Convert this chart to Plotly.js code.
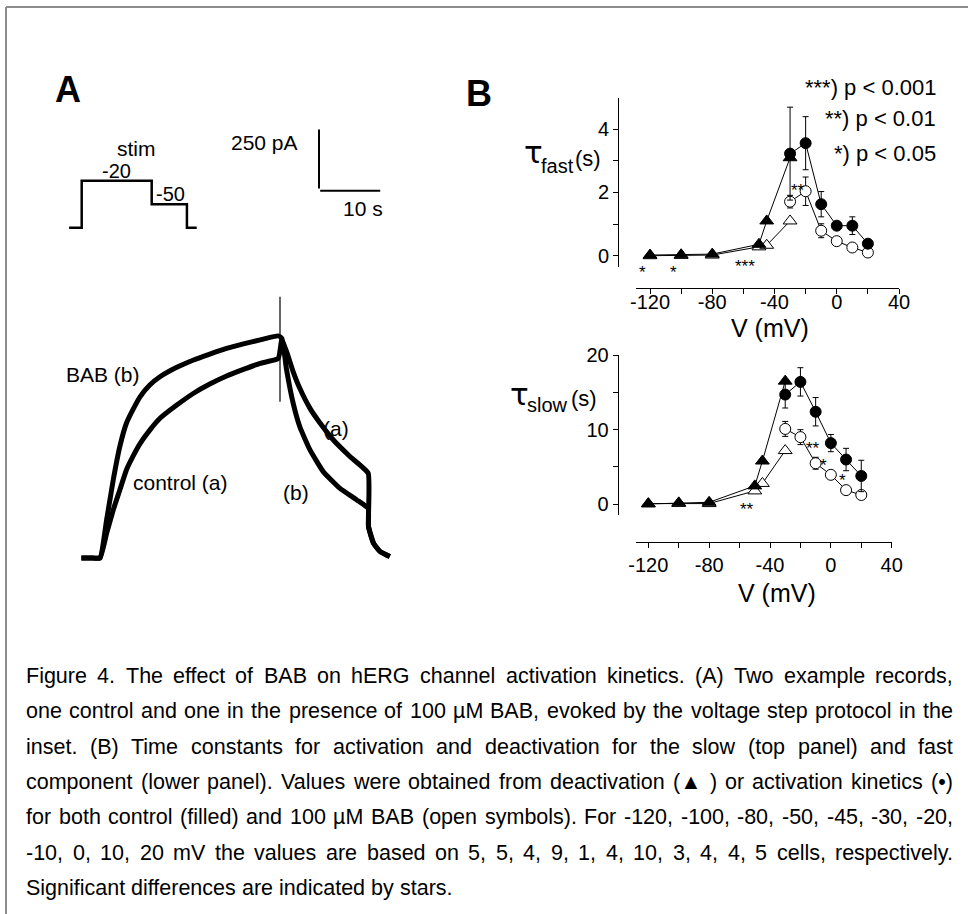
<!DOCTYPE html>
<html><head><meta charset="utf-8">
<script src="https://cdn.plot.ly/plotly-3.0.1.min.js"></script>
<style>html,body{margin:0;padding:0;background:#fff;} #chart{width:968px;height:914px;}</style>
</head><body><div id="chart"></div>
<script>
// ================= DATA =================
// Panel B: voltages (mV)
const vTriangle = [-120, -100, -80, -50, -45, -30];
const vCircle = [-30, -20, -10, 0, 10, 20];

// tau fast (s)
const fastCtrlTri = [0.02, 0.03, 0.05, 0.36, 1.10, 3.10];
const fastBabTri  = [0.00, 0.01, 0.02, 0.28, 0.33, 1.10];
const fastCtrlCirc    = [3.23, 3.56, 1.63, 0.95, 0.95, 0.38];
const fastCtrlCircErr = [1.47, 0.84, 0.40, 0.00, 0.28, 0.00];
const fastBabCirc     = [1.71, 2.04, 0.79, 0.46, 0.26, 0.10];
const fastBabCircErr  = [0.20, 0.45, 0.22, 0.00, 0.00, 0.00];

// tau slow (s)
const slowCtrlTri = [0.05, 0.20, 0.27, 2.47, 5.80, 16.5];
const slowBabTri  = [0.10, 0.12, 0.10, 1.80, 2.80, 7.20];
const slowCtrlCirc    = [14.7, 16.4, 12.4, 8.2, 6.0, 3.8];
const slowCtrlCircErr = [1.8, 1.9, 1.9, 1.15, 1.5, 2.1];
const slowBabCirc     = [10.1, 9.0, 5.5, 3.95, 1.9, 1.25];
const slowBabCircErr  = [1.0, 1.0, 0.8, 0.0, 0.0, 0.0];

// significance stars
const sigFastV = [-125, -105, -59, -25];
const sigFastY = [-0.34, -0.34, -0.20, 2.20];
const sigFastText = ['*', '*', '***', '**'];
const sigSlowV = [-55, -12, -5, 7.6];
const sigSlowY = [-0.1, 8.0, 5.7, 3.7];
const sigSlowText = ['**', '**', '*', '*'];

// tick labels
const vTickVals = [-120, -100, -80, -60, -40, -20, 0, 20, 40];
const vTickText = ['-120', '', '-80', '', '-40', '', '0', '', '40'];
const fastTickVals = [0, 1, 2, 3, 4];
const fastTickText = ['0', '', '2', '', '4'];
const slowTickVals = [0, 5, 10, 15, 20];
const slowTickText = ['0', '', '10', '', '20'];

// Panel A: current records (time s, current pA)
const ctrlT = [-3.1, -1.5, 0, 1.1, 2.2, 3.3, 4.4, 5.6, 6.7, 8.3, 10.0, 12.8, 15.6, 18.3, 21.1, 23.9, 26.7, 29.7,
               30.3, 31.1, 32.2, 33.3, 35.0, 36.7, 38.9, 41.7, 44.7, 44.75, 45.6, 46.7, 48.3];
const ctrlI = [0, 0, 0, 104, 203, 288, 373, 436, 486, 542, 592, 648, 698, 737, 771, 799, 825, 845,
               924, 874, 789, 719, 634, 571, 500, 429, 359, 133, 62, 27, 6];
const babT  = [-3.1, -1.5, 0, 1.1, 2.2, 3.3, 4.4, 5.6, 6.7, 8.3, 10.0, 12.8, 15.6, 18.3, 21.1, 23.9, 26.7, 29.7,
               30.3, 31.1, 32.2, 33.3, 35.0, 37.2, 40.0, 42.8, 44.7, 44.75, 45.6, 46.7, 48.3];
const babI  = [0, 0, 0, 161, 330, 472, 571, 634, 684, 733, 768, 808, 839, 864, 888, 907, 924, 941,
               931, 797, 655, 556, 458, 366, 295, 246, 210, 133, 62, 27, 6];
const spikeT = [30.0, 30.0];
const spikeI = [1107, 662];

// scale bar (s, pA)
const scaleT = 10;
const scaleI = 250;

// stimulus protocol (s, mV)
const stimT = [-5.4, 0, 0, 30, 30, 45.1, 45.1, 49.3];
const stimV = [-80, -80, -20, -20, -50, -50, -80, -80];

// caption
const captionLines = [
  'Figure 4. The effect of BAB on hERG channel activation kinetics. (A) Two example records,',
  'one control and one in the presence of 100 µM BAB, evoked by the voltage step protocol in the',
  'inset. (B) Time constants for activation and deactivation for the slow (top panel) and fast',
  'component (lower panel). Values were obtained from deactivation (▲ ) or activation kinetics (•)',
  'for both control (filled) and 100 µM BAB (open symbols). For -120, -100, -80, -50, -45, -30, -20,',
  '-10, 0, 10, 20 mV the values are based on 5, 5, 4, 9, 1, 4, 10, 3, 4, 4, 5 cells, respectively.',
  'Significant differences are indicated by stars.'
];

// ================= LAYOUT HELPERS =================
const W = 968, H = 914;
const FONT = '"Liberation Sans", Arial, sans-serif';
const px = x => x / W;
const py = y => 1 - y / H;

function txt(x, y, text, size, opts, family) {
  return Object.assign({
    xref: 'paper', yref: 'paper', x: px(x), y: py(y), text: text, showarrow: false,
    xanchor: 'center', yanchor: 'middle', font: {family: family || FONT, size: size, color: '#000'}
  }, opts || {});
}

const ann = [];
// panel letters
ann.push(txt(67.5, 90, '<b>A</b>', 36));
ann.push(txt(478.5, 93.5, '<b>B</b>', 36));
// legend
ann.push(txt(938, 87, '***) p &lt; 0.001', 22, {xanchor: 'right'}));
ann.push(txt(938, 118, '**) p &lt; 0.01', 22, {xanchor: 'right'}));
ann.push(txt(938, 153, '*) p &lt; 0.05', 22, {xanchor: 'right'}));
// y titles
ann.push(txt(533, 152, 'τ', 31, null, '"DejaVu Sans", sans-serif'));
ann.push(txt(557, 166, 'fast', 20));
ann.push(txt(588, 158, '(s)', 22));
ann.push(txt(519.5, 394, 'τ', 31, null, '"DejaVu Sans", sans-serif'));
ann.push(txt(547, 405, 'slow', 20));
ann.push(txt(584, 398, '(s)', 22));
// x titles
ann.push(txt(770, 328, 'V (mV)', 25));
ann.push(txt(777, 593, 'V (mV)', 25));
// panel A texts
ann.push(txt(136, 148, 'stim', 21));
ann.push(txt(116, 171, '-20', 20));
ann.push(txt(170, 194, '-50', 20));
ann.push(txt(264, 142, '250 pA', 21));
ann.push(txt(363, 208, '10 s', 21));
ann.push(txt(103, 374, 'BAB (b)', 21));
ann.push(txt(180, 482, 'control (a)', 21));
ann.push(txt(336, 428, '(a)', 21));
ann.push(txt(296, 492, '(b)', 21));

// significance stars (data coordinates)
sigFastV.forEach((v, i) => ann.push({xref: 'x', yref: 'y', x: v, y: sigFastY[i], text: sigFastText[i],
  showarrow: false, yshift: i < 2 ? -6 : -4, font: {family: FONT, size: 17, color: '#000'}}));
sigSlowV.forEach((v, i) => ann.push({xref: 'x2', yref: 'y2', x: v, y: sigSlowY[i], text: sigSlowText[i],
  showarrow: false, yshift: -4, font: {family: FONT, size: 17, color: '#000'}}));

// caption, justified word by word
const CAP_SIZE = 21.5, CAP_L = 25, CAP_R = 952, CAP_Y0 = 676, CAP_DY = 35.3;
const ctx = document.createElement('canvas').getContext('2d');
ctx.font = CAP_SIZE + 'px "Liberation Sans"';
captionLines.forEach((line, li) => {
  const words = line.split(' ');
  const widths = words.map(w => ctx.measureText(w).width);
  const total = widths.reduce((a, b) => a + b, 0);
  const last = li === captionLines.length - 1;
  const gap = last ? ctx.measureText(' ').width : Math.max(3, (CAP_R - CAP_L - total) / (words.length - 1));
  let x = CAP_L;
  words.forEach((w, wi) => {
    ann.push(txt(x - 1, CAP_Y0 + li * CAP_DY, w, CAP_SIZE, {xanchor: 'left'}));
    x += widths[wi] + gap;
  });
});

// ================= TRACES =================
const lineBlk = {color: '#000', width: 1};
function mk(x, y, xa, ya, symbol, filled, size, err) {
  const t = {
    x: x, y: y, xaxis: xa, yaxis: ya, type: 'scatter', mode: 'lines+markers', hoverinfo: 'skip',
    cliponaxis: false, line: lineBlk,
    marker: {symbol: symbol, size: size, color: filled ? '#000' : '#fff', line: {color: '#000', width: 1}}
  };
  if (err) t.error_y = {type: 'data', array: err, visible: true, color: '#000', thickness: 1, width: 3};
  return t;
}
const rec = {color: '#000', width: 5, shape: 'spline', smoothing: 0.4};

const traces = [
  // tau fast
  mk(vTriangle, fastBabTri, 'x', 'y', 'triangle-up', false, 12),
  mk(vCircle, fastBabCirc, 'x', 'y', 'circle', false, 11, fastBabCircErr),
  mk(vTriangle, fastCtrlTri, 'x', 'y', 'triangle-up', true, 12),
  mk(vCircle, fastCtrlCirc, 'x', 'y', 'circle', true, 11, fastCtrlCircErr),
  // tau slow
  mk(vTriangle, slowBabTri, 'x2', 'y2', 'triangle-up', false, 12),
  mk(vCircle, slowBabCirc, 'x2', 'y2', 'circle', false, 11, slowBabCircErr),
  mk(vTriangle, slowCtrlTri, 'x2', 'y2', 'triangle-up', true, 12),
  mk(vCircle, slowCtrlCirc, 'x2', 'y2', 'circle', true, 11, slowCtrlCircErr),
  // panel A records
  {x: ctrlT, y: ctrlI, xaxis: 'x3', yaxis: 'y3', mode: 'lines', hoverinfo: 'skip', line: rec},
  {x: babT, y: babI, xaxis: 'x3', yaxis: 'y3', mode: 'lines', hoverinfo: 'skip', line: rec},
  {x: spikeT, y: spikeI, xaxis: 'x3', yaxis: 'y3', mode: 'lines', hoverinfo: 'skip', line: {color: '#000', width: 1.2}},
  // scale bar
  {x: [36.5, 36.5, null, 36.7, 36.7 + scaleT], y: [1566 + scaleI, 1566, null, 1556, 1556],
   xaxis: 'x3', yaxis: 'y3', mode: 'lines', hoverinfo: 'skip', line: {color: '#000', width: 2}},
  // stimulus protocol
  {x: stimT, y: stimV, xaxis: 'x4', yaxis: 'y4', mode: 'lines', hoverinfo: 'skip', line: {color: '#000', width: 2.5}}
];

function xAx(d0, d1, r0, r1, pos, standoff) {
  return {domain: [px(d0), px(d1)], range: [r0, r1], anchor: 'free', position: py(pos), showline: true,
    linecolor: '#000', linewidth: 1, ticks: 'outside', ticklen: 5, tickwidth: 1, tickcolor: '#000',
    ticklabelstandoff: standoff,
    tickmode: 'array', tickvals: vTickVals, ticktext: vTickText, showgrid: false, zeroline: false,
    automargin: false, fixedrange: true, tickfont: {family: FONT, size: 20, color: '#000'}};
}
function yAx(top, bottom, r0, r1, pos, vals, text) {
  return {domain: [py(bottom), py(top)], range: [r0, r1], anchor: 'free', position: px(pos), showline: true,
    linecolor: '#000', linewidth: 1, ticks: 'outside', ticklen: 5, tickwidth: 1, tickcolor: '#000',
    tickmode: 'array', tickvals: vals, ticktext: text, showgrid: false, zeroline: false,
    automargin: false, fixedrange: true, tickfont: {family: FONT, size: 20, color: '#000'}};
}
const hidden = (d, r, horiz) => ({domain: horiz ? [px(d[0]), px(d[1])] : [py(d[1]), py(d[0])], range: r,
  visible: false, fixedrange: true, anchor: 'free', position: 0});

const layout = {
  width: W, height: H, margin: {l: 0, r: 0, t: 0, b: 0}, showlegend: false,
  paper_bgcolor: '#fff', plot_bgcolor: 'rgba(0,0,0,0)',
  xaxis: xAx(635.7, 899, -129.2, 40, 288, -9),
  yaxis: yAx(98, 266.7, -0.348, 4.99, 618, fastTickVals, fastTickText),
  xaxis2: xAx(635.7, 891.7, -128.3, 40, 541.7, 0),
  yaxis2: yAx(355, 515, -1.43, 20, 617.7, slowTickVals, slowTickText),
  xaxis3: hidden([60, 400], [-6.667, 50], true),
  yaxis3: hidden([120, 580], [-93.2, 1855.8], false),
  xaxis4: hidden([60, 200], [-9.3, 50.7], true),
  yaxis4: hidden([170, 235], [-89.3, -6.3], false),
  annotations: ann,
  shapes: [
    {type: 'line', xref: 'paper', yref: 'paper', x0: px(6), x1: 1, y0: py(7), y1: py(7), line: {color: '#8c8c8c', width: 2}},
    {type: 'line', xref: 'paper', yref: 'paper', x0: px(6), x1: px(6), y0: py(7), y1: 0, line: {color: '#8c8c8c', width: 2}}
  ]
};

Plotly.newPlot('chart', traces, layout, {displayModeBar: false, staticPlot: true});
</script>
</body></html>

### Exercise
Go from the first line of the data above to the line containing "const vCircle = [-30, -20, -10, 0, 10, 20];" and retype exactly those lines, both included, but none of the pictures.

### Response to the task
Convert this chart to Plotly.js code.
<!DOCTYPE html>
<html><head><meta charset="utf-8">
<script src="https://cdn.plot.ly/plotly-3.0.1.min.js"></script>
<style>html,body{margin:0;padding:0;background:#fff;} #chart{width:968px;height:914px;}</style>
</head><body><div id="chart"></div>
<script>
// ================= DATA =================
// Panel B: voltages (mV)
const vTriangle = [-120, -100, -80, -50, -45, -30];
const vCircle = [-30, -20, -10, 0, 10, 20];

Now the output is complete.